Geopolitical and Regulatory Tailwinds
The US Department of Defense (DoD) has a stated "Responsive Space" requirement. They need the ability to replace a disabled satellite within 24 hours. Rocket Lab is one of the few entities capable of this. The dependency on SpaceX creates a "single point of failure" for national security; the US government is incentivized to ensure Rocket Lab’s survival and success to maintain a competitive and redundant industrial base.
The Valuation Disconnect
Investors often value Rocket Lab by comparing it to failed SPAC-era space companies like Virgin Orbit or Astra. This is a false equivalence. Rocket Lab has achieved:
- Orbital Heritage: Over 40 successful launches.
- Proven Reusability: Successful recovery and refurbishment of Electron first stages.
- Diversified Revenue: A billion-dollar backlog that isn't solely dependent on launch.

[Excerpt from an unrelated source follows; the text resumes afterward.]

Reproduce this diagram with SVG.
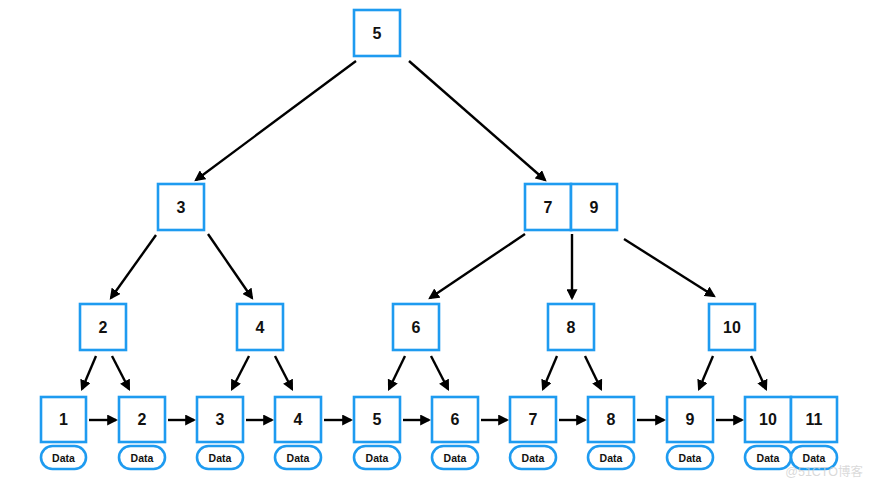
<svg xmlns="http://www.w3.org/2000/svg" width="872" height="484" viewBox="0 0 872 484">
<style>
.box{fill:#fff;stroke:#1e9bf0;stroke-width:2.6}
.pill{fill:#fff;stroke:#1e9bf0;stroke-width:2.6}
.t{font-family:"Liberation Sans",Arial,sans-serif;font-weight:bold;font-size:16px;fill:#111;text-anchor:middle;dominant-baseline:central}
.d{font-family:"Liberation Sans",Arial,sans-serif;font-weight:bold;font-size:10.5px;fill:#111;text-anchor:middle;dominant-baseline:central}
.e{stroke:#000;stroke-width:2.4;fill:none;marker-end:url(#ah)}
</style>
<defs>
<marker id="ah" viewBox="0 0 10 10" markerUnits="userSpaceOnUse" markerWidth="11" markerHeight="11" refX="8" refY="5" orient="auto">
<path d="M0,0 L10,5 L0,10 z" fill="#000"/>
</marker>
</defs>
<rect width="872" height="484" fill="#fff"/>
<g id="connectors">
<line class="e" x1="356" y1="61" x2="196" y2="180"/>
<line class="e" x1="409" y1="61" x2="545" y2="180"/>
<line class="e" x1="156" y1="235" x2="111" y2="298"/>
<line class="e" x1="208" y1="234" x2="252" y2="298"/>
<line class="e" x1="525" y1="234" x2="430" y2="298"/>
<line class="e" x1="572" y1="234" x2="572" y2="298"/>
<line class="e" x1="624" y1="239" x2="714" y2="296"/>
<line class="e" x1="96" y1="356" x2="82" y2="389"/>
<line class="e" x1="112" y1="356" x2="129" y2="389"/>
<line class="e" x1="249" y1="356" x2="232" y2="389"/>
<line class="e" x1="275" y1="356" x2="292" y2="389"/>
<line class="e" x1="405" y1="356" x2="389" y2="389"/>
<line class="e" x1="431" y1="356" x2="448" y2="389"/>
<line class="e" x1="557" y1="356" x2="543" y2="389"/>
<line class="e" x1="585" y1="356" x2="601" y2="389"/>
<line class="e" x1="713" y1="356" x2="699" y2="389"/>
<line class="e" x1="751" y1="356" x2="766" y2="389"/>
<line class="e" x1="89" y1="420" x2="116" y2="420"/>
<line class="e" x1="168" y1="420" x2="194" y2="420"/>
<line class="e" x1="246" y1="420" x2="272" y2="420"/>
<line class="e" x1="324" y1="420" x2="351" y2="420"/>
<line class="e" x1="403" y1="420" x2="429" y2="420"/>
<line class="e" x1="481" y1="420" x2="507" y2="420"/>
<line class="e" x1="559" y1="420" x2="585" y2="420"/>
<line class="e" x1="637" y1="420" x2="664" y2="420"/>
<line class="e" x1="716" y1="420" x2="742" y2="420"/>
</g>
<g id="root5"><rect class="box" x="354" y="10" width="46" height="46"/><text class="t" x="377" y="33">5</text></g>
<g id="n3"><rect class="box" x="158" y="184" width="46" height="46"/><text class="t" x="181" y="207">3</text></g>
<g id="n79"><rect class="box" x="525" y="184" width="46" height="46"/><rect class="box" x="571" y="184" width="46" height="46"/><text class="t" x="548" y="207">7</text><text class="t" x="594" y="207">9</text></g>
<g id="n2"><rect class="box" x="80" y="304" width="46" height="46"/><text class="t" x="103" y="327">2</text></g>
<g id="n4"><rect class="box" x="237" y="304" width="46" height="46"/><text class="t" x="260" y="327">4</text></g>
<g id="n6"><rect class="box" x="393" y="304" width="46" height="46"/><text class="t" x="416" y="327">6</text></g>
<g id="n8"><rect class="box" x="548" y="304" width="46" height="46"/><text class="t" x="571" y="327">8</text></g>
<g id="n10"><rect class="box" x="709" y="304" width="46" height="46"/><text class="t" x="732" y="327">10</text></g>
<g id="leaf1"><rect class="box" x="41" y="397" width="45" height="45"/><text class="t" x="63.5" y="419.5">1</text><rect class="pill" x="41" y="446" width="45" height="23" rx="11.5"/><text class="d" x="63.5" y="457.5">Data</text></g>
<g id="leaf2"><rect class="box" x="119" y="397" width="46" height="45"/><text class="t" x="142" y="419.5">2</text><rect class="pill" x="119" y="446" width="46" height="23" rx="11.5"/><text class="d" x="142" y="457.5">Data</text></g>
<g id="leaf3"><rect class="box" x="197" y="397" width="46" height="45"/><text class="t" x="220" y="419.5">3</text><rect class="pill" x="197" y="446" width="46" height="23" rx="11.5"/><text class="d" x="220" y="457.5">Data</text></g>
<g id="leaf4"><rect class="box" x="275" y="397" width="46" height="45"/><text class="t" x="298" y="419.5">4</text><rect class="pill" x="275" y="446" width="46" height="23" rx="11.5"/><text class="d" x="298" y="457.5">Data</text></g>
<g id="leaf5"><rect class="box" x="354" y="397" width="46" height="45"/><text class="t" x="377" y="419.5">5</text><rect class="pill" x="354" y="446" width="46" height="23" rx="11.5"/><text class="d" x="377" y="457.5">Data</text></g>
<g id="leaf6"><rect class="box" x="432" y="397" width="46" height="45"/><text class="t" x="455" y="419.5">6</text><rect class="pill" x="432" y="446" width="46" height="23" rx="11.5"/><text class="d" x="455" y="457.5">Data</text></g>
<g id="leaf7"><rect class="box" x="510" y="397" width="46" height="45"/><text class="t" x="533" y="419.5">7</text><rect class="pill" x="510" y="446" width="46" height="23" rx="11.5"/><text class="d" x="533" y="457.5">Data</text></g>
<g id="leaf8"><rect class="box" x="588" y="397" width="46" height="45"/><text class="t" x="611" y="419.5">8</text><rect class="pill" x="588" y="446" width="46" height="23" rx="11.5"/><text class="d" x="611" y="457.5">Data</text></g>
<g id="leaf9"><rect class="box" x="667" y="397" width="46" height="45"/><text class="t" x="690" y="419.5">9</text><rect class="pill" x="667" y="446" width="46" height="23" rx="11.5"/><text class="d" x="690" y="457.5">Data</text></g>
<g id="leaf10_11"><rect class="box" x="745" y="397" width="46" height="45"/><rect class="box" x="791" y="397" width="46" height="45"/><text class="t" x="768" y="419.5">10</text><text class="t" x="814" y="419.5">11</text><rect class="pill" x="745" y="446" width="46" height="23" rx="11.5"/><rect class="pill" x="791" y="446" width="46" height="23" rx="11.5"/><text class="d" x="768" y="457.5">Data</text><text class="d" x="814" y="457.5">Data</text></g>
<text x="863" y="476" text-anchor="end" font-family="'Liberation Sans','Noto Sans CJK SC',sans-serif" font-size="12.5" fill="#d0d0d0" fill-opacity="0.8">@51CTO博客</text>
</svg>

The "winner" status isn't derived from hype, but from the systematic elimination of technical and financial risk. As the Starlink-driven "Space Economy" expands, the demand for independent, reliable orbital access grows.

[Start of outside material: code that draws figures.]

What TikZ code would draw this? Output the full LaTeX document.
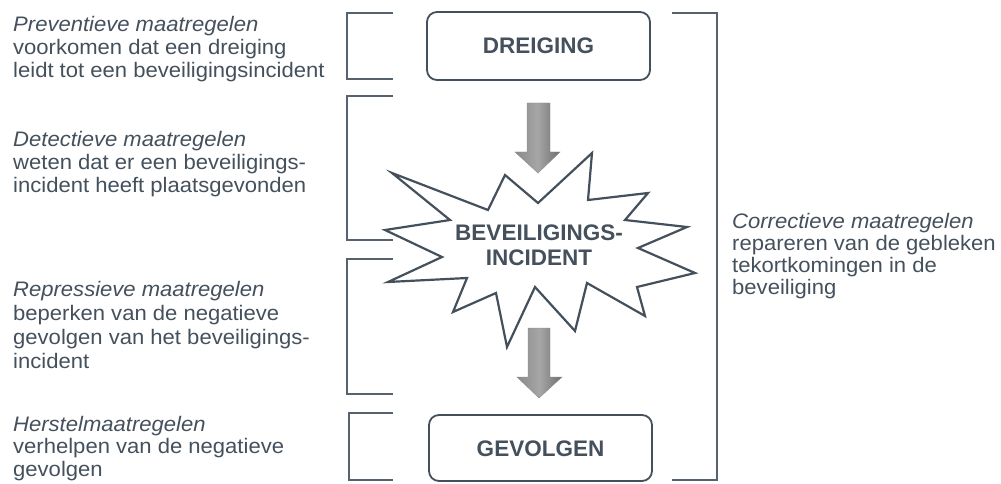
\documentclass[tikz,border=0pt]{standalone}
\usepackage{fontspec}
\setmainfont{Liberation Sans}
\newfontfamily\descfont[FakeStretch=1.05]{Liberation Sans}
\usetikzlibrary{calc}
\definecolor{ink}{HTML}{44505C}
\definecolor{brk}{HTML}{56626E}
\definecolor{arrL}{HTML}{8A8A8A}
\definecolor{arrM}{HTML}{A6A6A6}
\definecolor{arrR}{HTML}{6E6E6E}
\tikzset{
  bracketline/.style={draw=brk, line width=1.4pt},
  eventbox/.style={draw=ink, line width=1.8pt, rounded corners=10pt, fill=white},
  boxtext/.style={font=\bfseries\fontsize{22.5}{24}\selectfont, text=ink, inner sep=0pt},
  desc/.style={font=\descfont\fontsize{21}{23}\selectfont, text=ink, align=left, anchor=north west, inner sep=0pt},
  burst/.style={draw=ink, line width=2.2pt, fill=white, line join=miter},
  blockarrow/.style={left color=arrL, right color=arrR, middle color=arrM, draw=arrR!80, line width=0.4pt}
}
\begin{document}
\begin{tikzpicture}[x=1pt,y=-1pt]
\useasboundingbox (0,0) rectangle (1001,484);
% left brackets
\draw[bracketline] (393,13) -- (347,13) -- (347,79) -- (393,79);
\draw[bracketline] (393,96) -- (347,96) -- (347,240) -- (393,240);
\draw[bracketline] (393,259) -- (347,259) -- (347,394) -- (393,394);
\draw[bracketline] (393,413) -- (349,413) -- (349,480) -- (393,480);
% right bracket
\draw[bracketline] (672,13) -- (717,13) -- (717,480) -- (672,480);
% boxes
\draw[eventbox] (427,12) rectangle (650,80);
\node[boxtext] (dreiging) at (538.5,46) {DREIGING};
\draw[eventbox] (429,415) rectangle (652,481);
\node[boxtext] (gevolgen) at (540.5,449) {GEVOLGEN};
% starburst
\draw[burst] (392,173) -- (488,210) -- (505,175) -- (538,203) -- (592,153) -- (588,200)
  -- (648,193) -- (625,220) -- (687,227) -- (638,248) -- (695,273) -- (637,287)
  -- (645,316) -- (587,283) -- (575,331) -- (535,287) -- (507,347) -- (496,293)
  -- (453,312) -- (467,278) -- (388,282) -- (442,257) -- (385,230) -- (450,220) -- cycle;
\node[boxtext, font=\bfseries\fontsize{22.5}{25}\selectfont, align=center] (incident) at (539,245) {BEVEILIGINGS-\\INCIDENT};
% block arrows
\coordinate (a1) at (538,103);
\coordinate (a2) at (539,328);
\path[blockarrow] (527,103) -- (550,103) -- (550,152) -- (560,152) -- (538,173) -- (515,152) -- (527,152) -- cycle;
\path[blockarrow] (528,328) -- (550,328) -- (550,377) -- (562,377) -- (539,398) -- (517,377) -- (528,377) -- cycle;
% descriptions
\node[desc] (prev) at (13,16) {\textit{Preventieve maatregelen}\\voorkomen dat een dreiging\\leidt tot een beveiligingsincident};
\node[desc] (det) at (13,131) {\textit{Detectieve maatregelen}\\weten dat er een beveiligings-\\incident heeft plaatsgevonden};
\node[desc, font=\descfont\fontsize{21}{24}\selectfont] (rep) at (13,281) {\textit{Repressieve maatregelen}\\beperken van de negatieve\\gevolgen van het beveiligings-\\incident};
\node[desc, font=\descfont\fontsize{21}{22.5}\selectfont] (her) at (13,416) {\textit{Herstelmaatregelen}\\verhelpen van de negatieve\\gevolgen};
\node[desc, font=\descfont\fontsize{21}{22}\selectfont] (cor) at (732,213) {\textit{Correctieve maatregelen}\\repareren van de gebleken\\tekortkomingen in de\\beveiliging};
\end{tikzpicture}
\end{document}
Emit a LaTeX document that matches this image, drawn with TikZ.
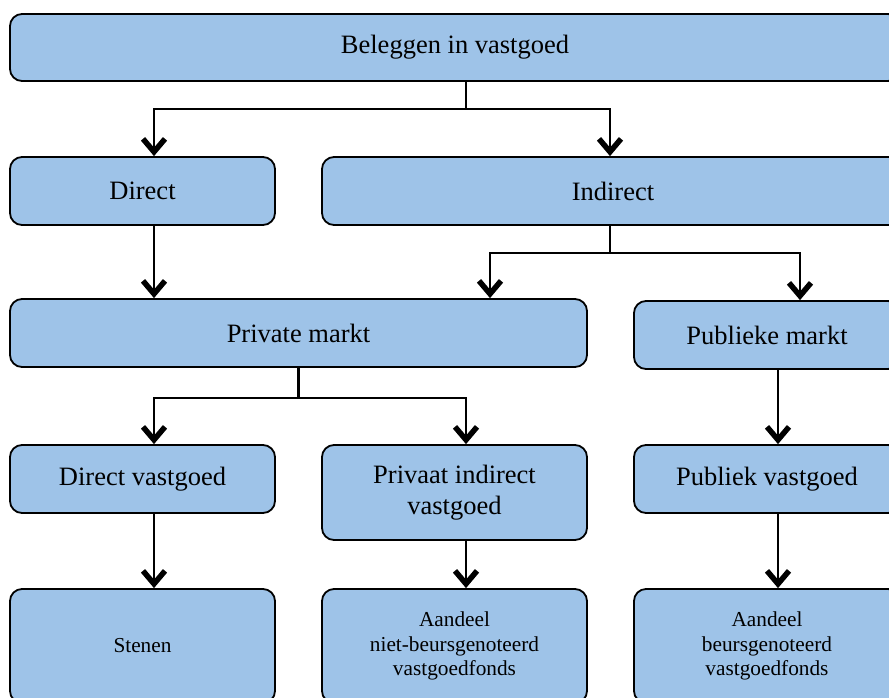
\documentclass[tikz,border=0pt]{standalone}
\usepackage{fontspec}
\setmainfont{Liberation Serif}
\usetikzlibrary{arrows.meta}
\definecolor{boxfill}{RGB}{158,195,232}
\tikzset{
  box/.style={draw=black, line width=1.8pt, fill=boxfill, rounded corners=12pt, inner sep=0pt, align=center, font=\fontsize{26.5}{31.5}\selectfont},
  smallbox/.style={box, font=\fontsize{21.3}{24.5}\selectfont},
  conn/.style={line width=2.3pt, -{Straight Barb[length=13pt,width=22pt,line width=5.5pt]}},
  line/.style={line width=2.3pt}
}
\begin{document}
\begin{tikzpicture}[x=1pt,y=-1pt]
\useasboundingbox (0,0) rectangle (889,697);
\clip (0,0) rectangle (889,697);
\fill[white] (0,0) rectangle (889,697);
\node[box, minimum width=890pt, minimum height=67pt] (top) at (455,47.5) {\raisebox{-2pt}{Beleggen in vastgoed}};
\node[box, minimum width=265pt, minimum height=68pt] (direct) at (142.5,191) {\raisebox{-1pt}{Direct}};
\node[box, minimum width=582pt, minimum height=68pt] (indirect) at (613,191) {\raisebox{-1pt}{Indirect}};
\node[box, minimum width=577pt, minimum height=68pt] (private) at (298.5,333) {\raisebox{-1pt}{Private markt}};
\node[box, minimum width=266pt, minimum height=68pt] (publieke) at (767,335) {\raisebox{-1pt}{Publieke markt}};
\node[box, minimum width=265pt, minimum height=68pt] (dv) at (142.5,479) {\raisebox{-2pt}{Direct vastgoed}};
\node[box, minimum width=265pt, minimum height=95pt] (piv) at (454.5,492.5) {Privaat indirect\\vastgoed};
\node[box, minimum width=266pt, minimum height=68pt] (pv) at (767,479) {\raisebox{-2pt}{Publiek vastgoed}};
\node[smallbox, minimum width=265pt, minimum height=114pt] (stenen) at (142.5,646) {Stenen};
\node[smallbox, minimum width=265pt, minimum height=114pt] (anb) at (454.5,646) {Aandeel\\niet-beursgenoteerd\\vastgoedfonds};
\node[smallbox, minimum width=266pt, minimum height=114pt] (ab) at (767,646) {Aandeel\\beursgenoteerd\\vastgoedfonds};
% top split
\coordinate (t1) at ([xshift=11pt]top.south);
\coordinate (t2) at ([yshift=-27pt]t1);
\draw[line] (t1) -- (t2);
\draw[conn] (t2) -| ([xshift=11.5pt]direct.north);
\draw[conn] (t2) -| ([xshift=-3pt]indirect.north);
% direct -> private
\draw[conn] ([xshift=11.5pt]direct.south) -- ([xshift=11.5pt]direct.south |- private.north);
% indirect split
\coordinate (i1) at ([xshift=-3pt]indirect.south);
\coordinate (i2) at ([yshift=-27pt]i1);
\draw[line] (i1) -- (i2);
\draw[conn] (i2) -| ([xshift=191.5pt]private.north);
\draw[conn] (i2) -| ([xshift=33pt]publieke.north);
% private split
\coordinate (p1) at (private.south);
\coordinate (p2) at ([yshift=-30pt]p1);
\draw[line] (p1) -- (p2);
\draw[conn] (p2) -| ([xshift=11.5pt]dv.north);
\draw[conn] (p2) -| ([xshift=11.5pt]piv.north);
% publieke -> pv
\draw[conn] ([xshift=11pt]publieke.south) -- ([xshift=11pt]pv.north);
% bottom
\draw[conn] ([xshift=11.5pt]dv.south) -- ([xshift=11.5pt]stenen.north);
\draw[conn] ([xshift=11.5pt]piv.south) -- ([xshift=11.5pt]anb.north);
\draw[conn] ([xshift=11pt]pv.south) -- ([xshift=11pt]ab.north);
\end{tikzpicture}
\end{document}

The strategic play here is recognizing that Rocket Lab has moved past the "can they build it" phase and into the "can they scale it" phase. The transition to Neutron will be the inflection point where the company moves from a niche player to a direct challenger for the global launch manifest. Tactical investors should monitor the Archimedes engine test stand results and the quarterly growth of the Space Systems backlog as the primary indicators of structural health.
The space industry is no longer about the prestige of flight; it is about the efficiency of the data-uplink and the cost-per-bit. Rocket Lab has positioned itself as the toll booth for that data. Any increase in orbital activity, regardless of the player, serves to validate the infrastructure Rocket Lab has already built. The path forward involves aggressive scaling of the Neutron production line and the continued acquisition of distressed space-component manufacturers to further solidify its vertical integration.